Ainsi, les vrais objectifs de Trump sont peut-être ailleurs. Le président américain s’est peut-être contenté de dire ce que Netanyahou voulait entendre. Sa priorité est de mettre fin à la guerre en Ukraine et réorganiser le système collectif de défense en Occident. Car ce que beaucoup oublient ou ne savent pas, c’est que par-delà le MAGA (Make America Great Again), le grand projet de Trump est plutôt le MWGA (Make the West Great Again).

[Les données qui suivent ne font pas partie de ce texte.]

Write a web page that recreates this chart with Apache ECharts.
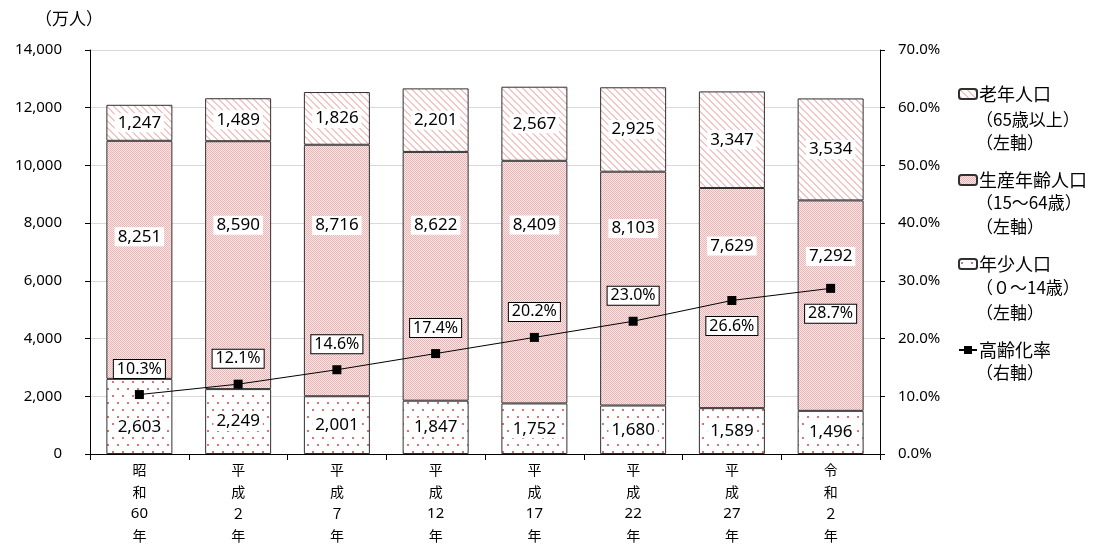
<!DOCTYPE html>
<html><head><meta charset="utf-8">
<script src="https://cdn.jsdelivr.net/npm/echarts@6/dist/echarts.min.js"></script>
<style>html,body{margin:0;padding:0;background:#fff}#c{width:1097px;height:547px}</style>
</head><body><div id="c"></div>
<script>
const categories = ['昭和60年','平成２年','平成７年','平成12年','平成17年','平成22年','平成27年','令和２年'];
const elderly = [1247,1489,1826,2201,2567,2925,3347,3534];
const working = [8251,8590,8716,8622,8409,8103,7629,7292];
const young = [2603,2249,2001,1847,1752,1680,1589,1496];
const agingRate = [10.3,12.1,14.6,17.4,20.2,23.0,26.6,28.7];
const seriesNames = ['老年人口','生産年齢人口','年少人口','高齢化率'];
const legendSubLines = [['（65歳以上）','（左軸）'],['（15～64歳）','（左軸）'],['（０～14歳）','（左軸）'],['（右軸）']];

// label style offsets (px)
const workingLabelOffsets = [-23,-40,-45,-51,-57,-60,-52,-49];
const youngLabelOffsets = [11,0,0,0,0,0,0,0];
const rateLabelPos = ['top','top','top','top','top','top','bottom','bottom'];

function tile(w,h,draw){const c=document.createElement('canvas');c.width=w;c.height=h;const g=c.getContext('2d');draw(g,w,h);return c;}
const checker = tile(2,2,(g)=>{g.fillStyle='#fbe8e8';g.fillRect(0,0,2,2);g.fillStyle='#eab4b4';g.fillRect(0,0,1,1);g.fillRect(1,1,1,1);});
const stripes = tile(7,7,(g,w,h)=>{g.fillStyle='#ffffff';g.fillRect(0,0,w,h);g.fillStyle='#f5c4c4';for(let y=0;y<h;y++)for(let x=0;x<w;x++){if(((x-y)%7+7)%7<2)g.fillRect(x,y,1,1);}});
const dots = tile(10,14,(g,w,h)=>{g.fillStyle='#ffffff';g.fillRect(0,0,w,h);g.fillStyle='#d87474';g.fillRect(2,3,2,2);g.fillRect(7,10,2,2);});

const numFont = "'Noto Sans', sans-serif";
const jpFont = "'Noto Sans CJK JP', sans-serif";
const fmt = v => Number(v).toLocaleString('en-US');

const barLabel = {show:true,position:'inside',color:'#000',fontFamily:numFont,fontSize:17,backgroundColor:'#fff',padding:[1,3],formatter:p=>fmt(p.value)};
const barItem = {borderColor:'#303030',borderWidth:1};

const chart = echarts.init(document.getElementById('c'));
const legendTops = [80,166,250,336];
const legends = seriesNames.map((n,i)=>({
  data:[n], left:953, top:legendTops[i], orient:'vertical', itemWidth:18, itemHeight:10, itemGap:0,
  textStyle:{fontFamily:jpFont,fontSize:18,color:'#000',padding:[0,0,0,-3]}, selectedMode:false
}));
const subTops = [[111,134],[194,218],[279,304],[364]];
const graphics = [{type:'text',left:35,top:10,style:{text:'（万人）',font:"17px 'Noto Sans CJK JP'",fill:'#000'}}];
legendSubLines.forEach((lines,i)=>lines.forEach((t,j)=>graphics.push({type:'text',left:976,top:subTops[i][j],style:{text:t,font:"17px 'Noto Sans CJK JP'",fill:'#000'}})));

chart.setOption({
  animation:false,
  grid:{left:90,right:217,top:50,bottom:92},
  legend:legends,
  graphic:graphics,
  xAxis:{type:'category',data:categories,
    axisLine:{lineStyle:{color:'#000'}},axisTick:{show:true,length:6,lineStyle:{color:'#000'}},
    axisLabel:{margin:5,fontFamily:jpFont,fontSize:14,color:'#000',lineHeight:22,
      rich:{d:{fontFamily:numFont,fontSize:15,lineHeight:22,color:'#000'}},
      formatter:v=>v.match(/\d+|./g).map(s=>/\d/.test(s)?'{d|'+s+'}':s).join('\n')}},
  yAxis:[
    {type:'value',min:0,max:14000,interval:2000,
     axisLine:{show:true,lineStyle:{color:'#000'}},axisTick:{show:true,length:5,lineStyle:{color:'#000'}},
     splitLine:{lineStyle:{color:'#d9d9d9',width:1}},
     axisLabel:{margin:28,fontFamily:numFont,fontSize:15,color:'#000',formatter:v=>fmt(v)}},
    {type:'value',min:0,max:70,interval:10,
     axisLine:{show:true,lineStyle:{color:'#000'}},axisTick:{show:true,length:5,lineStyle:{color:'#000'}},
     splitLine:{show:false},
     axisLabel:{margin:18,fontFamily:numFont,fontSize:15,color:'#000',formatter:v=>v.toFixed(1)+'%'}}
  ],
  series:[
    {name:seriesNames[2],type:'bar',stack:'pop',barWidth:66,data:young.map((v,i)=>({value:v,label:{offset:[0,youngLabelOffsets[i]]}})),
     itemStyle:Object.assign({color:{image:dots,repeat:'repeat'}},barItem),label:barLabel},
    {name:seriesNames[1],type:'bar',stack:'pop',data:working.map((v,i)=>({value:v,label:{offset:[0,workingLabelOffsets[i]]}})),
     itemStyle:Object.assign({color:{image:checker,repeat:'repeat'}},barItem),label:barLabel},
    {name:seriesNames[0],type:'bar',stack:'pop',data:elderly,
     itemStyle:Object.assign({color:{image:stripes,repeat:'repeat'}},barItem),label:barLabel},
    {name:seriesNames[3],type:'line',yAxisIndex:1,symbol:'rect',symbolSize:9,z:5,
     data:agingRate.map((v,i)=>({value:v,label:{position:rateLabelPos[i]}})),
     itemStyle:{color:'#000'},lineStyle:{color:'#000',width:1},
     label:{show:true,distance:12,color:'#000',fontFamily:numFont,fontSize:16,backgroundColor:'#fff',borderColor:'#000',borderWidth:1,padding:[1,3],formatter:p=>p.value.toFixed(1)+'%'}}
  ]
});
</script></body></html>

Dans cette perspective, temporiser et gagner du temps sur le dossier proche-oriental, en évitant de se mettre à dos Israël et ses extensions tentaculaires aux États-Unis, comme l’AIPAC, n’est pas une si mauvaise idée.

De même, étant un adepte du compromis, Trump place toujours la barre très haut, quitte à paraître radical, mais pour mieux négocier par la suite, créant ainsi une vaste marge de compromis possible. En psychologie, on appelle cette stratégie de manipulation «la porte-au-nez» ou «la porte dans la face». Il s’agit tout simplement de commencer par formuler une demande exigeante et très coûteuse, afin de mieux amener son interlocuteur là où on le veut réellement.

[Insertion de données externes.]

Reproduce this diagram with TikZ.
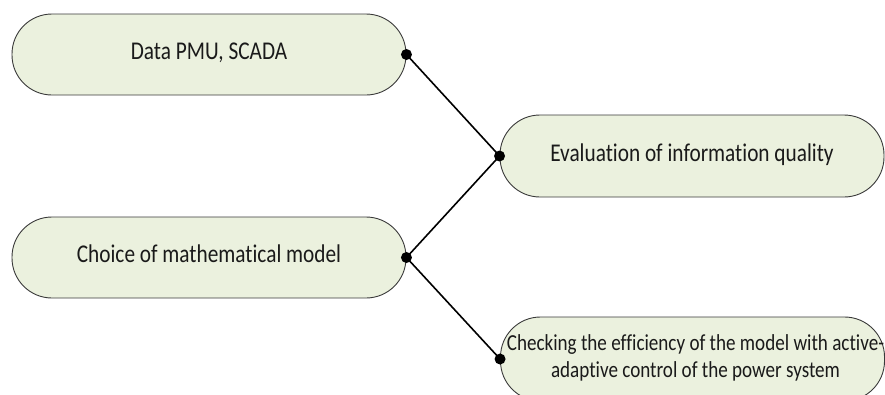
\documentclass[tikz,border=0pt]{standalone}
\usepackage{fontspec}
\setmainfont{Carlito}[Ligatures=NoCommon]
\definecolor{boxfill}{HTML}{EBF1DE}
\definecolor{boxline}{HTML}{3A3A3A}
\definecolor{txt}{HTML}{1A1A1A}
\newcommand{\tallt}[1]{\scalebox{1}[1.2]{\begin{tabular}{@{}c@{}}#1\end{tabular}}}
\begin{document}
\begin{tikzpicture}[x=1pt,y=-1pt,
  pill/.style={draw=boxline,line width=0.9pt,fill=boxfill,rounded corners=40pt,
    minimum width=394pt,minimum height=81pt,inner sep=0pt,text=txt,
    font=\fontsize{21.3}{22.5}\selectfont},
  link/.style={draw=black,line width=1.6pt},
  dot/.style={fill=black}]
\useasboundingbox (0,0) rectangle (885,394);
\clip (0,0) rectangle (885,394);
\node[pill] (data) at (209,54.5) {\tallt{Data PMU, SCADA}};
\node[pill] (choice) at (209,257.5) {\tallt{Choice of mathematical model}};
\node[pill,minimum width=384pt,minimum height=82pt] (eval) at (692,156) {\tallt{Evaluation of information quality}};
\node[pill,minimum width=384pt,minimum height=84pt,font=\fontsize{19.1}{22.5}\selectfont] (check) at (692.5,359)
  {\hspace*{6pt}\makebox[0pt]{\tallt{Checking the efficiency of the model with active-\\adaptive control of the power system}}};
\draw[link] (data.east) -- (eval.west);
\draw[link] (choice.east) -- (eval.west);
\draw[link] (choice.east) -- (check.west);
\fill[dot] (data.east) circle (5.5pt);
\fill[dot] (choice.east) circle (5.5pt);
\fill[dot] (eval.west) circle (5.5pt);
\fill[dot] (check.west) circle (5.5pt);
\end{tikzpicture}
\end{document}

Simple exemple: si un État veut instaurer un couvre-feu à 21h00 et qu’il l’annonce directement, il sera confronté à un mécontentement important de la population. Par contre, s’il commence par annoncer un couvre-feu à 18h00, pour rétropédaler après en le repoussant à 21h00, les gens seront plus enclins à l’accepter, et pourront même y voir une mesure clémente. Tout est psychologie en politique.

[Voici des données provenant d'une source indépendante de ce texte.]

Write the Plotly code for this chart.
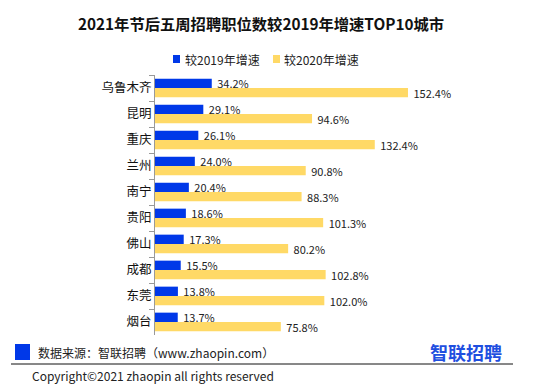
import plotly.graph_objects as go

cities = ["乌鲁木齐", "昆明", "重庆", "兰州", "南宁", "贵阳", "佛山", "成都", "东莞", "烟台"]
vs2019 = [34.2, 29.1, 26.1, 24.0, 20.4, 18.6, 17.3, 15.5, 13.8, 13.7]
vs2020 = [152.4, 94.6, 132.4, 90.8, 88.3, 101.3, 80.2, 102.8, 102.0, 75.8]
series_names = ["较2019年增速", "较2020年增速"]
title_text = "2021年节后五周招聘职位数较2019年增速TOP10城市"
source_text = "数据来源：智联招聘（www.zhaopin.com）"
logo_text = "智联招聘"
copyright_text = "Copyright©2021 zhaopin all rights reserved"

BLUE = "#0038E8"
YELLOW = "#FFD966"
FONT = "Noto Sans CJK SC, Noto Sans, sans-serif"

W, H = 545, 392
L, R, T, B = 155, 0, 75, 57
pw, ph = W - L - R, H - T - B


def px(x):
    return (x - L) / pw


def py(y):
    return (H - B - y) / ph


fig = go.Figure()
for name, vals, col in [(series_names[0], vs2019, BLUE), (series_names[1], vs2020, YELLOW)]:
    fig.add_trace(go.Bar(
        y=cities, x=vals, orientation="h", name=name,
        marker=dict(color=col, line=dict(width=0)),
        text=[f"{v:.1f}%" for v in vals], texttemplate=" %{text}",
        textposition="outside", cliponaxis=False, constraintext="none",
        textfont=dict(size=11, color="#222222", family=FONT),
    ))

fig.update_layout(
    width=W, height=H,
    margin=dict(l=L, r=R, t=T, b=B, autoexpand=False),
    paper_bgcolor="white", plot_bgcolor="white",
    font=dict(family=FONT, color="#111111"),
    barmode="group", bargap=0.28, bargroupgap=0,
    showlegend=False,
    title=dict(text=f"<b>{title_text}</b>", x=0.479, xanchor="center",
               y=1 - 25 / H, yanchor="middle",
               font=dict(size=15.3, color="#111111", family=FONT)),
    xaxis=dict(range=[0, pw / 1.66], visible=False, fixedrange=True),
    yaxis=dict(categoryorder="array", categoryarray=cities, autorange="reversed",
               showline=True, linecolor="#999999", linewidth=1,
               ticks="outside", ticklen=5, tickcolor="#999999", tickson="boundaries",
               tickfont=dict(size=12.5, color="#111111", family=FONT),
               showgrid=False, zeroline=False, automargin=False, fixedrange=True),
)

# legend (drawn as squares + text)
legend_items = [(series_names[0], BLUE, 173, 183), (series_names[1], YELLOW, 273, 282)]
for name, col, sx, tx in legend_items:
    fig.add_shape(type="rect", xref="paper", yref="paper",
                  x0=px(sx), x1=px(sx + 7), y0=py(63), y1=py(55),
                  fillcolor=col, line=dict(width=0))
    fig.add_annotation(xref="paper", yref="paper", x=px(tx), y=py(59),
                       xanchor="left", yanchor="middle", showarrow=False,
                       text=name, font=dict(size=12, color="#222222", family=FONT))

fig.add_shape(type="rect", xref="paper", yref="paper",
              x0=px(15), x1=px(30), y0=py(360), y1=py(344),
              fillcolor=BLUE, line=dict(width=0))
fig.add_shape(type="line", xref="paper", yref="paper",
              x0=px(11), x1=px(513), y0=py(364), y1=py(364),
              line=dict(color="#111111", width=1))
fig.add_annotation(xref="paper", yref="paper", x=px(36), y=py(352),
                   xanchor="left", yanchor="middle", showarrow=False,
                   text=source_text, font=dict(size=12, color="#222222", family=FONT))
fig.add_annotation(xref="paper", yref="paper", x=px(504), y=py(352),
                   xanchor="right", yanchor="middle", showarrow=False,
                   text=f"<b>{logo_text}</b>", font=dict(size=18, color="#1F4FE0", family=FONT))
fig.add_annotation(xref="paper", yref="paper", x=px(30), y=py(376),
                   xanchor="left", yanchor="middle", showarrow=False,
                   text=copyright_text, font=dict(size=12, color="#222222", family=FONT))

fig.write_html("out.html", config={"displayModeBar": False},
               post_script="document.body.style.margin='0';")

Dans cette perspective, pour connaître le véritable objectif de Trump pour la bande de Gaza, il faudra encore attendre quelques mois. Et il n’est pas exclu qu’il ne soit aucunement question d’un quelconque déplacement de la population locale, mais de faire de Gaza une sorte de protectorat américain, avec un éventuel déploiement de contingents militaires américains sur le terrain, afin de garantir à Israël qu’aucune menace ne proviendra de la bande de ce territoire, et dans le sens opposé, d’ôter à Israël tout prétexte ou possibilité de bombarder à nouveau ce territoire martyrisé.

Peut-on parler dans le cas d’espèce d’un «humanisme réaliste»? Je n’irai pas jusque là, mais ça y ressemble fortement.